===== INFORMATION GIVEN =====
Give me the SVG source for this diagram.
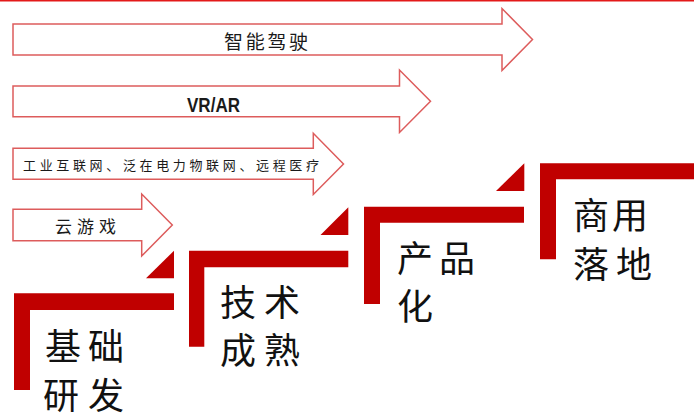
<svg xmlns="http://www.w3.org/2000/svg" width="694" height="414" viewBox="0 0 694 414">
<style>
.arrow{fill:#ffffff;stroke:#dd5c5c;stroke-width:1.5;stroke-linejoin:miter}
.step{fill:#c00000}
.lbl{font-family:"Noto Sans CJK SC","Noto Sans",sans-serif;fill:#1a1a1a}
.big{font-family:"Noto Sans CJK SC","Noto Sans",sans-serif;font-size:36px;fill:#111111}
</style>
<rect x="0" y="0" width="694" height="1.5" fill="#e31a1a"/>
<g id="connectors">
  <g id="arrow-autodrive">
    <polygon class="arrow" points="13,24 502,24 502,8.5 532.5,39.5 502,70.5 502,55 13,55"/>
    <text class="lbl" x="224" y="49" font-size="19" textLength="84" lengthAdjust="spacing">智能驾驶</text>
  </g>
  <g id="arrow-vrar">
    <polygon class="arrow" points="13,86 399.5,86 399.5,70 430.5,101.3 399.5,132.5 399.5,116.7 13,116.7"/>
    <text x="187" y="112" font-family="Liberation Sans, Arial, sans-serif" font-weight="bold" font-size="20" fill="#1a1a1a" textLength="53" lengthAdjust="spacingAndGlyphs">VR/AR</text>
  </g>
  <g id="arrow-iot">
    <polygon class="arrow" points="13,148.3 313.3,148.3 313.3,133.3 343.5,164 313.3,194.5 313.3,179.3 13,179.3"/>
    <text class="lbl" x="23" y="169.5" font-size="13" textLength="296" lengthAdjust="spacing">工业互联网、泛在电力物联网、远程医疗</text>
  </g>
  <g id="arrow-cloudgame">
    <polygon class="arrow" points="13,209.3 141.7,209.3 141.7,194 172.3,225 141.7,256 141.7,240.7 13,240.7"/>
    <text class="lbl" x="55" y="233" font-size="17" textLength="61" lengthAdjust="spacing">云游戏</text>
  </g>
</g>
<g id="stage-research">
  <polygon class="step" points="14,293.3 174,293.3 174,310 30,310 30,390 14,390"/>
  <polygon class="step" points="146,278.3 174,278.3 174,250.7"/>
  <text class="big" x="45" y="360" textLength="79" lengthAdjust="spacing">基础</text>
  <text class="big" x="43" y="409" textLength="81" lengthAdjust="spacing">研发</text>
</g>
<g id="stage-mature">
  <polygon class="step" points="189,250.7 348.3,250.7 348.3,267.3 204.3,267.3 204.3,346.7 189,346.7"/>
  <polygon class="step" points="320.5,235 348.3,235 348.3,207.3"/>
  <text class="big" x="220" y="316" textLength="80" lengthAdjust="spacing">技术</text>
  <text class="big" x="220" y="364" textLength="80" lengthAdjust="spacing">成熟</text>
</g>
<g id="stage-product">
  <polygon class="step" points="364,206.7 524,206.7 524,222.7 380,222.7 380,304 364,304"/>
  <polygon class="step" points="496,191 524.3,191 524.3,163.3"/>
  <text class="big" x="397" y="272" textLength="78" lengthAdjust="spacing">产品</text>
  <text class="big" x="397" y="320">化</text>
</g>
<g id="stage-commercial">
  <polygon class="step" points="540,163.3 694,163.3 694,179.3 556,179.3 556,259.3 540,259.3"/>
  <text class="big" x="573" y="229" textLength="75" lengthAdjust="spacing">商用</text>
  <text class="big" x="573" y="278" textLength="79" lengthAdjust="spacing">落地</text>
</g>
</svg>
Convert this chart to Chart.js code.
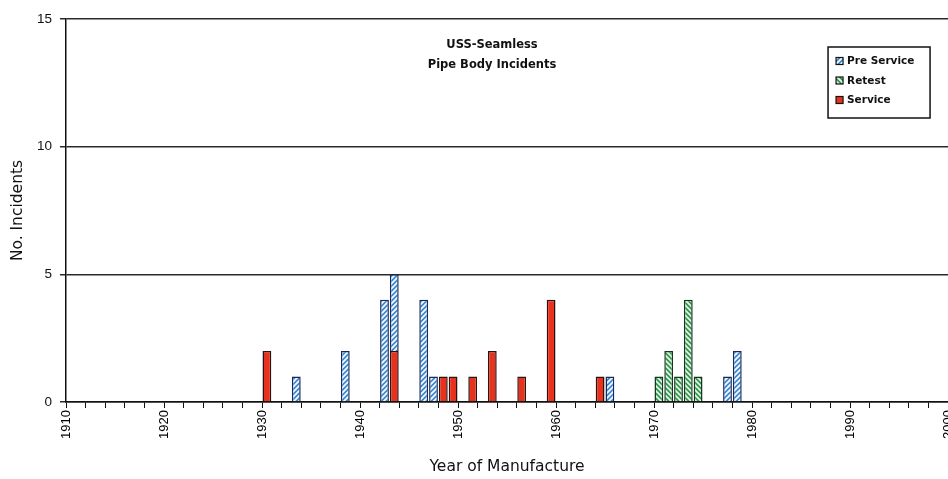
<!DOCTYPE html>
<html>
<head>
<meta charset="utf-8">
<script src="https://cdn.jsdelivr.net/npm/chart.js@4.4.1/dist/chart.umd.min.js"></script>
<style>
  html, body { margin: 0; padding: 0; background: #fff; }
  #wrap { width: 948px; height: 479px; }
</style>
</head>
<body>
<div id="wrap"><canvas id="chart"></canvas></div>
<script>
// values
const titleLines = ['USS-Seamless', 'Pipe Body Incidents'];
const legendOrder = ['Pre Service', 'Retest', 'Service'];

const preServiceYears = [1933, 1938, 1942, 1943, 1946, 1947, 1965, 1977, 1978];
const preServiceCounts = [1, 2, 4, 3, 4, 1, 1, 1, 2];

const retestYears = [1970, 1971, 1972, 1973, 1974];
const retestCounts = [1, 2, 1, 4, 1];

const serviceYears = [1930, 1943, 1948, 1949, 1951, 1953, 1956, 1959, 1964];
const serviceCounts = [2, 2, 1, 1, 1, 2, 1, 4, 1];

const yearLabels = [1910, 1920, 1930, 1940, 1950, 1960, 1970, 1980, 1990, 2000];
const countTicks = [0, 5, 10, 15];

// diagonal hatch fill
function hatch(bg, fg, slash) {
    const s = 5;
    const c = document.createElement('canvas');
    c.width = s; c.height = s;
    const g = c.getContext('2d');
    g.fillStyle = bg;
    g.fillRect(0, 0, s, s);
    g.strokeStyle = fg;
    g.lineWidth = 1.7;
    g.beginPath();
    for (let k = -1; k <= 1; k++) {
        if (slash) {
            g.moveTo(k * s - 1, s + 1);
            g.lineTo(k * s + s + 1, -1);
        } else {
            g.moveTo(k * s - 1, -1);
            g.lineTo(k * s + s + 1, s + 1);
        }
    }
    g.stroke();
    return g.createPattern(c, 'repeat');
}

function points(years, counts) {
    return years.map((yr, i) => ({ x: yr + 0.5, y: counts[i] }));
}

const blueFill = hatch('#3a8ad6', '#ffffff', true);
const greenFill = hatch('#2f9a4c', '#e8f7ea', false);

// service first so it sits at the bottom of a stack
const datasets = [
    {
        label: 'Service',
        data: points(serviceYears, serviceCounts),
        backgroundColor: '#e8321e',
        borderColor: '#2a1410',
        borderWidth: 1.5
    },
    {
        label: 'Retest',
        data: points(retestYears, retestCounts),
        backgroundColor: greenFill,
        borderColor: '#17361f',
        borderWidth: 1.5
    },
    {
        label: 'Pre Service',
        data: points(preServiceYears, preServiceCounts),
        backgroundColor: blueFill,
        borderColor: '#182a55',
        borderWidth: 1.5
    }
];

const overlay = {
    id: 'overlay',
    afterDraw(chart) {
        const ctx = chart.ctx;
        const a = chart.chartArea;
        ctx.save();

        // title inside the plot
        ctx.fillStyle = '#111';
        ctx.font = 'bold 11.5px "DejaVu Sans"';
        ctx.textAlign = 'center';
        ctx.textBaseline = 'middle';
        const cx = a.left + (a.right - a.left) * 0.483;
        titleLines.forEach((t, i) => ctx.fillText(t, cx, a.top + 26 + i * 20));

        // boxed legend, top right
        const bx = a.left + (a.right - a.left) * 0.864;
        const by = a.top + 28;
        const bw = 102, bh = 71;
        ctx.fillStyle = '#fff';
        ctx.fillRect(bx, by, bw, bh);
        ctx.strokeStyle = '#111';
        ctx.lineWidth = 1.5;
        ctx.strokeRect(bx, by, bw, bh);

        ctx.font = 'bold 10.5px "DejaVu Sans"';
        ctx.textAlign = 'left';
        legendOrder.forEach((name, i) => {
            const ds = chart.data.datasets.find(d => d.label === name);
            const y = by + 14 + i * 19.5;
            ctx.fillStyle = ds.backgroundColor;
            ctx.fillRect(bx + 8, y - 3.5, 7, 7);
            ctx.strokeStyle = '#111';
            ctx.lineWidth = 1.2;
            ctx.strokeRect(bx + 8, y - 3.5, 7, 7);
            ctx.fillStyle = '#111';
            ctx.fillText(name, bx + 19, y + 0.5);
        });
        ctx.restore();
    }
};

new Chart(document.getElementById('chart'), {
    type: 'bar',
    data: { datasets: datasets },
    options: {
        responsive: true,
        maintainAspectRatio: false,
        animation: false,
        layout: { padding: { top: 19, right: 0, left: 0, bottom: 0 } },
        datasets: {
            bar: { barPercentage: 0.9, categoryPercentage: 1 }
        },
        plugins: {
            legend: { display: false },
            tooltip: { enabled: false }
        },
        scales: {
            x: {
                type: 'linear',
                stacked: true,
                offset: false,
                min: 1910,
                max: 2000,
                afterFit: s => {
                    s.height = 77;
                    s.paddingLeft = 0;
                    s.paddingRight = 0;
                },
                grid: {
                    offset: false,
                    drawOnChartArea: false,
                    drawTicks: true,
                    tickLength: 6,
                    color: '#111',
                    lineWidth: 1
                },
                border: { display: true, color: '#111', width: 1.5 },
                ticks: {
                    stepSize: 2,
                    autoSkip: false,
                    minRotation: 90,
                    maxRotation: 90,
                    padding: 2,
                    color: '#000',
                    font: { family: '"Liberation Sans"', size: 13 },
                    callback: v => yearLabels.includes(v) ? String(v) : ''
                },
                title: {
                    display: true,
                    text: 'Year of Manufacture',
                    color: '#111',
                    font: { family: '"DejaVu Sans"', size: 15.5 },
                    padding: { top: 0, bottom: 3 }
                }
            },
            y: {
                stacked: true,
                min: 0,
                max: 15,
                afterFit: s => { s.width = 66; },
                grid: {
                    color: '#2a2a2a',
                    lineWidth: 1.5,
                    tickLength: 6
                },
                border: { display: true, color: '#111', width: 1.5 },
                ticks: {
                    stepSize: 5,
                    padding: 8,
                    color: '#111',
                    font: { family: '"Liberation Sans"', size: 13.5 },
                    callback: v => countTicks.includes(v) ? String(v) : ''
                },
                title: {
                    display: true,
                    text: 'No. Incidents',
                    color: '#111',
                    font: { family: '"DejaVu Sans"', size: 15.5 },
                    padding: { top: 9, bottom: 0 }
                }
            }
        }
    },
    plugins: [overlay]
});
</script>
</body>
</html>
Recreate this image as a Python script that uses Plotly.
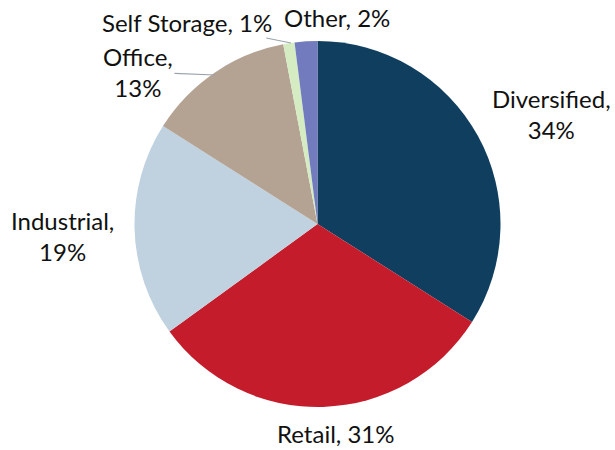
=====
* [CHALLENGE] Give back exactly the lines from the one that holds "Convert this chart to Chart.js code." to the one that holds "const countTicks = [0, 5, 10, 15];", with both ends and without the images.

* [ANSWER FOR THE TASK]
Convert this chart to Chart.js code.
<!DOCTYPE html>
<html>
<head>
<meta charset="utf-8">
<script src="https://cdn.jsdelivr.net/npm/chart.js@4.4.1/dist/chart.umd.min.js"></script>
<style>
  html, body { margin: 0; padding: 0; background: #fff; }
  #wrap { width: 948px; height: 479px; }
</style>
</head>
<body>
<div id="wrap"><canvas id="chart"></canvas></div>
<script>
// values
const titleLines = ['USS-Seamless', 'Pipe Body Incidents'];
const legendOrder = ['Pre Service', 'Retest', 'Service'];

const preServiceYears = [1933, 1938, 1942, 1943, 1946, 1947, 1965, 1977, 1978];
const preServiceCounts = [1, 2, 4, 3, 4, 1, 1, 1, 2];

const retestYears = [1970, 1971, 1972, 1973, 1974];
const retestCounts = [1, 2, 1, 4, 1];

const serviceYears = [1930, 1943, 1948, 1949, 1951, 1953, 1956, 1959, 1964];
const serviceCounts = [2, 2, 1, 1, 1, 2, 1, 4, 1];

const yearLabels = [1910, 1920, 1930, 1940, 1950, 1960, 1970, 1980, 1990, 2000];
const countTicks = [0, 5, 10, 15];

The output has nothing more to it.